Die Franzosen sind dieser Spur mit Hingabe gefolgt. Jean-Paul Sartre (gest. 1980) hat es vielen vorgemacht. Seine intellektuelle Sicht der Gesellschaft hat er philosophisch untermauert. Seine Haltung mit der Entscheidung des Philosophen für das praktische Engagement wurde sichtbar, als er vor den Toren der Renault-Werke den Arbeitern Gespräche anbot, als 1968 in Paris die revolutionäre Stimmung gärte. Die Situation mit ihrem Scheitern wurde ein Beleg für Camus Urteil, Sartre sei nur Theoretiker. Er hatte in der Tat keine Hemmungen, krasse Einseitigkeit, wie tendenziell jeder Intellektueller, zugunsten seiner Grundüberzeugungen zu bekunden, als er dem Stalinismus goldene Seiten abgewann und später den Terroristen in Deutschland beisprang. Für Camus gab es keine guten und bösen Konzentrationslager. Es musste eine Möglichkeit für den Menschen geben, ohne Ideologie zu leben, auch wenn er keine Hoffnung mehr kennt. Er war radikal und leidenschaftlich für die Wahrhaftigkeit und ebenso gegen jede Form, wie sich der Mensch die bequemen Rechtfertigungen durch gedankliche Zurechtlegungen besorgt.
Ideologien entfachen nicht nur lebhafte Emotionen, sie werden auch gerne aktiviert, wenn lebhafte Emotionen kanalisiert werden sollen. Wären sie "ausgeglichen" in ihrem humanen Ansatz, könnte man sie vernünftig nennen, aber auch ärmer an Resonanz. In Ländern wie Frankreich, aber auch im früheren Ostblock, wo man "Häuser der Schriftsteller" unterhielt, um die öffentliche Meinung zu lenken, wusste man von der eminenten Bedeutung pointierter Gedankenführung. Ihre Genauigkeit ist psychologisch berechnet, nicht sach-logisch. Sie besitzen ein manipulatives Element und die Einseitigkeit des Rechthabens.

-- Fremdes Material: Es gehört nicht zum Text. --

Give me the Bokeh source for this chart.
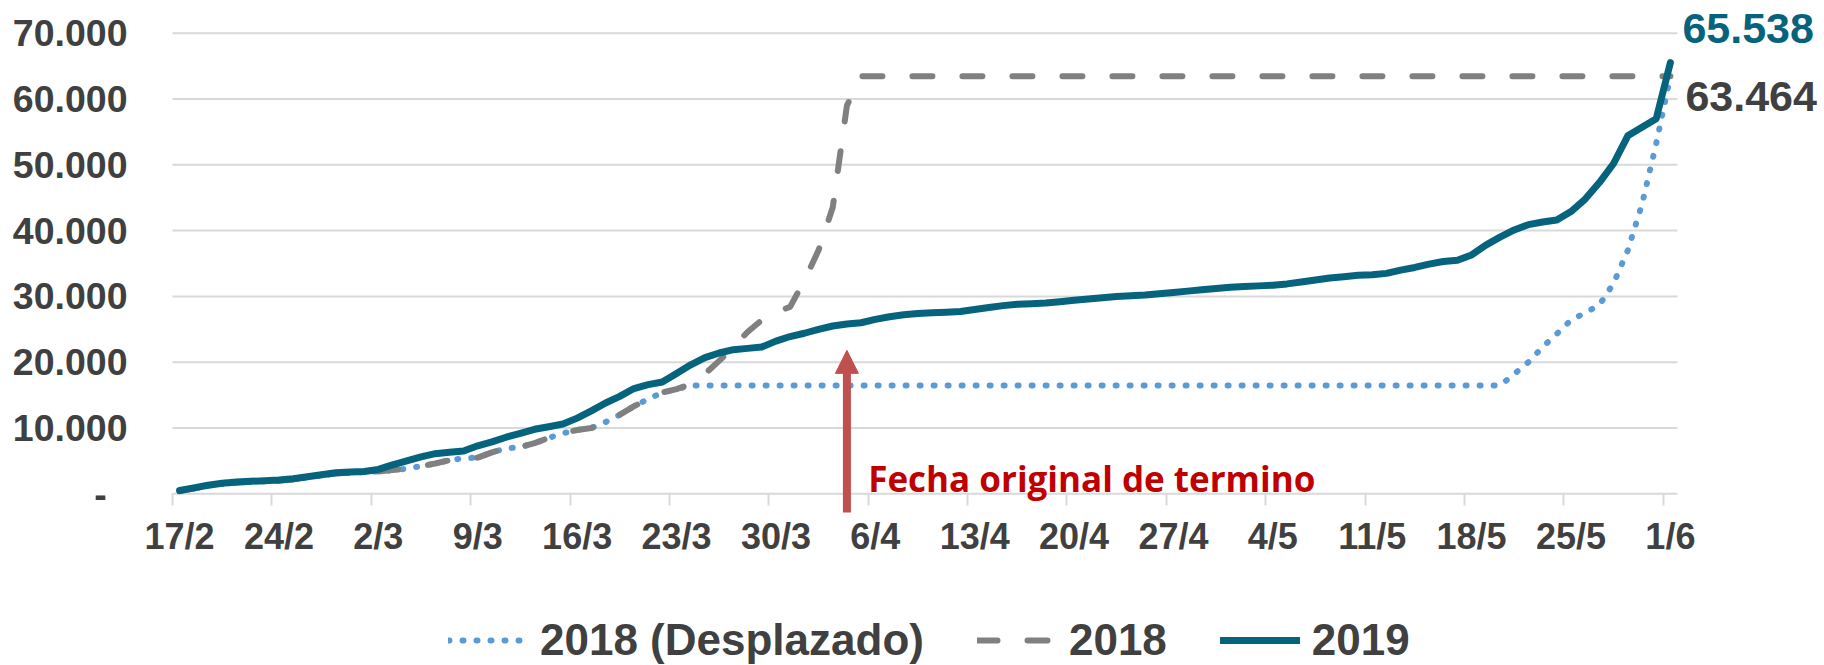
from bokeh.plotting import figure
from bokeh.models import Range1d, FixedTicker, Label, Arrow, NormalHead, Legend, LegendItem
from bokeh.embed import file_html
from bokeh.resources import INLINE

# ---------------- data ----------------
tick_labels = ["17/2", "24/2", "2/3", "9/3", "16/3", "23/3", "30/3", "6/4",
               "13/4", "20/4", "27/4", "4/5", "11/5", "18/5", "25/5", "1/6"]

y_ticks = [0, 10000, 20000, 30000, 40000, 50000, 60000, 70000]
y_tick_labels = ["-", "10.000", "20.000", "30.000", "40.000", "50.000", "60.000", "70.000"]

v2019 = [500, 900, 1300, 1600, 1800, 1900, 2000, 2100, 2300, 2600,
         2900, 3200, 3300, 3400, 3700, 4400, 5000, 5600, 6100, 6300,
         6500, 7300, 7900, 8600, 9200, 9800, 10200, 10600, 11500, 12600,
         13800, 14800, 16000, 16600, 17000, 18300, 19600, 20700, 21400, 21900,
         22100, 22300, 23200, 23900, 24400, 25000, 25500, 25800, 26000, 26500,
         26900, 27200, 27400, 27500, 27600, 27700, 28000, 28300, 28600, 28800,
         28900, 29000, 29200, 29400, 29600, 29800, 30000, 30100, 30200, 30400,
         30600, 30800, 31000, 31200, 31400, 31500, 31600, 31700, 31900, 32200,
         32500, 32800, 33000, 33200, 33300, 33500, 34000, 34400, 34900, 35300,
         35500, 36300, 37800, 39000, 40100, 40900, 41300, 41600, 42900, 44800,
         47300, 50200, 54400, 55700, 57000, 65538]

v2018_desplazado = [400, 800, 1200, 1500, 1700, 1800, 1900, 2000, 2200, 2500,
                    2800, 3100, 3200, 3300, 3400, 3600, 3800, 4200, 4600, 5100,
                    5400, 5500, 6300, 6900, 7100, 7700, 8500, 9200, 9700, 10000,
                    10900, 12000, 13300, 14400, 15400, 15900, 16460, 16460, 16460, 16460,
                    16460, 16460, 16460, 16460, 16460, 16460, 16460, 16460, 16460, 16460,
                    16460, 16460, 16460, 16460, 16460, 16460, 16460, 16460, 16460, 16460,
                    16460, 16460, 16460, 16460, 16460, 16460, 16460, 16460, 16460, 16460,
                    16460, 16460, 16460, 16460, 16460, 16460, 16460, 16460, 16460, 16460,
                    16460, 16460, 16460, 16460, 16460, 16460, 16460, 16460, 16460, 16460,
                    16460, 16460, 16460, 16460, 18200, 20000, 22300, 24300, 26400, 27500,
                    28700, 32000, 37000, 44000, 53200, 63464]

v2018 = [400, 800, 1200, 1500, 1700, 1800, 1900, 2000, 2200, 2500,
         2800, 3100, 3200, 3300, 3400, 3600, 3800, 4200, 4600, 5100,
         5400, 5500, 6300, 6900, 7100, 7700, 8500, 9200, 9700, 10000,
         10900, 12000, 13300, 14400, 15400, 15900, 16700, 18200, 20200, 22300,
         24600, 26400, 27600, 28400, 32400, 37000, 43500, 59000, 63464, 63464,
         63464, 63464, 63464, 63464, 63464, 63464, 63464, 63464, 63464, 63464,
         63464, 63464, 63464, 63464, 63464, 63464, 63464, 63464, 63464, 63464,
         63464, 63464, 63464, 63464, 63464, 63464, 63464, 63464, 63464, 63464,
         63464, 63464, 63464, 63464, 63464, 63464, 63464, 63464, 63464, 63464,
         63464, 63464, 63464, 63464, 63464, 63464, 63464, 63464, 63464, 63464,
         63464, 63464, 63464, 63464, 63464, 63464]

series_names = ["2018 (Desplazado)", "2018", "2019"]
end_label_2019 = "65.538"
end_label_2018 = "63.464"
annotation_text = "Fecha original de termino"
original_end_day = 47          # day index of the original end date (4/4)

days = list(range(len(v2019)))

# ---------------- styles / layout ----------------
C2019 = "#06637D"
C2018 = "#808080"
CDESP = "#5B9BD5"
CTEXT = "#404040"
CGRID = "#D9D9D9"
CARROW = "#C0504D"
CRED = "#C00000"
FONT = "Liberation Sans"

W, H = 1824, 665
AXIS_LEFT = 172                 # screen x where the data period starts
FRAME_LEFT = 136
PX_PER_DAY = 14.198
ZERO_PX = 493.3                 # screen y of value 0
UNITS_PER_PX = 70000 / 460.6    # value units per screen pixel

x_start = -0.5 - (AXIS_LEFT - FRAME_LEFT) / PX_PER_DAY
x_end = -0.5 + (W - AXIS_LEFT) / PX_PER_DAY
y_end = 70000 + (ZERO_PX - 460.6) * UNITS_PER_PX
y_start = -(H - ZERO_PX) * UNITS_PER_PX

p = figure(width=W, height=H, output_backend="svg", toolbar_location=None,
           x_range=Range1d(x_start, x_end), y_range=Range1d(y_start, y_end),
           min_border_left=FRAME_LEFT, min_border_right=0, min_border_top=0,
           min_border_bottom=0)
p.outline_line_color = None
p.background_fill_color = "white"
p.border_fill_color = "white"

first, last = days[0] - 0.5, days[-1] + 0.5

# gridlines (span only the data period, like the original)
p.segment(x0=[first] * len(y_ticks), y0=y_ticks, x1=[last] * len(y_ticks), y1=y_ticks,
          line_color=CGRID, line_width=2)

# x axis drawn at value 0: labels at day centres, tick marks at week boundaries
label_pos = [7 * k for k in range(len(tick_labels))]
boundary_pos = [7 * k - 0.5 for k in range(len(tick_labels))]
p.xaxis.fixed_location = 0
p.xaxis.ticker = FixedTicker(ticks=label_pos, minor_ticks=boundary_pos)
p.xaxis.major_label_overrides = {pos: lab for pos, lab in zip(label_pos, tick_labels)}
p.xaxis.major_tick_line_color = None
p.xaxis.major_tick_out = 0
p.xaxis.major_tick_in = 0
p.xaxis.minor_tick_out = 12
p.xaxis.minor_tick_in = 0
p.xaxis.minor_tick_line_color = CGRID
p.xaxis.minor_tick_line_width = 2
p.xaxis.axis_line_color = None
p.xaxis.major_label_standoff = 10
p.xaxis.major_label_text_font = FONT
p.xaxis.major_label_text_font_style = "bold"
p.xaxis.major_label_text_font_size = "36px"
p.xaxis.major_label_text_color = CTEXT

# y axis
p.yaxis.ticker = FixedTicker(ticks=y_ticks, minor_ticks=[])
ylabs = list(y_tick_labels)
ylabs[0] = ylabs[0] + "\u00a0\u00a0"
p.yaxis.major_label_overrides = {t: l for t, l in zip(y_ticks, ylabs)}
p.yaxis.axis_line_color = None
p.yaxis.major_tick_line_color = None
p.yaxis.minor_tick_line_color = None
p.yaxis.major_tick_out = 0
p.yaxis.major_tick_in = 0
p.yaxis.major_label_standoff = FRAME_LEFT - 127
p.yaxis.major_label_text_font = FONT
p.yaxis.major_label_text_font_style = "bold"
p.yaxis.major_label_text_font_size = "37.5px"
p.yaxis.major_label_text_color = CTEXT

p.xgrid.visible = False
p.ygrid.visible = False

# lines
r_desp = p.line(days, v2018_desplazado, line_color=CDESP, line_width=6,
                line_dash="1 13", line_cap="round")
r_2018 = p.line(days, v2018, line_color=C2018, line_width=6,
                line_dash="20 30", line_cap="round")
r_2019 = p.line(days, v2019, line_color=C2019, line_width=7,
                line_cap="round", line_join="round")

# arrow + annotation
p.add_layout(Arrow(end=NormalHead(size=23, fill_color=CARROW, line_color=CARROW),
                   x_start=original_end_day, y_start=-2840,
                   x_end=original_end_day, y_end=21800,
                   line_color=CARROW, line_width=8))
p.add_layout(Label(x=original_end_day + 1.5, y=2300, text=annotation_text,
                   text_font="Open Sans", text_font_style="bold",
                   text_font_size="35px", text_color=CRED,
                   text_align="left", text_baseline="alphabetic"))

# end labels
p.add_layout(Label(x=days[-1], y=v2019[-1], text=end_label_2019,
                   x_offset=12, y_offset=34, text_font=FONT, text_font_style="bold",
                   text_font_size="43px", text_color=C2019,
                   text_align="left", text_baseline="middle"))
p.add_layout(Label(x=days[-1], y=v2018[-1], text=end_label_2018,
                   x_offset=15, y_offset=-20, text_font=FONT, text_font_style="bold",
                   text_font_size="43px", text_color=CTEXT,
                   text_align="left", text_baseline="middle"))

legend = Legend(items=[LegendItem(label=series_names[0], renderers=[r_desp]),
                       LegendItem(label=series_names[1], renderers=[r_2018]),
                       LegendItem(label=series_names[2], renderers=[r_2019])],
                orientation="horizontal", location=(448 - FRAME_LEFT, 0),
                glyph_width=80, glyph_height=20, label_standoff=12, spacing=53,
                padding=0, margin=0, border_line_color=None,
                background_fill_alpha=0,
                label_text_font=FONT, label_text_font_style="bold",
                label_text_font_size="44px", label_text_color=CTEXT)
p.add_layout(legend)

open("out.html", "w").write(file_html(p, INLINE))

In der Wüste, es sei noch einmal erzählt, verirren sich zwei Cowboys. Sie begegnen einem einsamen Reiter und fragen ihn nach dem Weg nach Amarillo. Er antwortet, "nach Süden". Da nimmt der eine Cowboy seinen Revolver und erschießt ihn: Fragt der andere. "Warum?" Antwortet der erste: "Er wusste zu viel". Der Cowboy hatte begriffen, dass der, der Bescheid weiß, der Intellektuelle und der Ideologe, immer gefährlich ist, weil er es immer besser weiß, wo es lang geht, und auch noch auf irgendeiner anderen Seite steht.
In dem schwarz-weiß Film von 1948, Les mains sales („Die schmutzigen Hände“) von Jean-Paul Sartre, wird der Protagonist Hugo von der Partei ausgeschlossen, weil er als ideologisch festgelegter Intellektueller zu viel denkt und nicht im Sinne der Partei handelt, nämlich nicht einen Mord aus politischen Gründen begehen kann. Als Intellektueller ist er „nicht wieder verwendungsfähig“, „non récupérable.“. Nur die ideologische Geistesverfassung erlaubt es, der Partei zu gehorchen und sich die Hände schmutzig zu machen.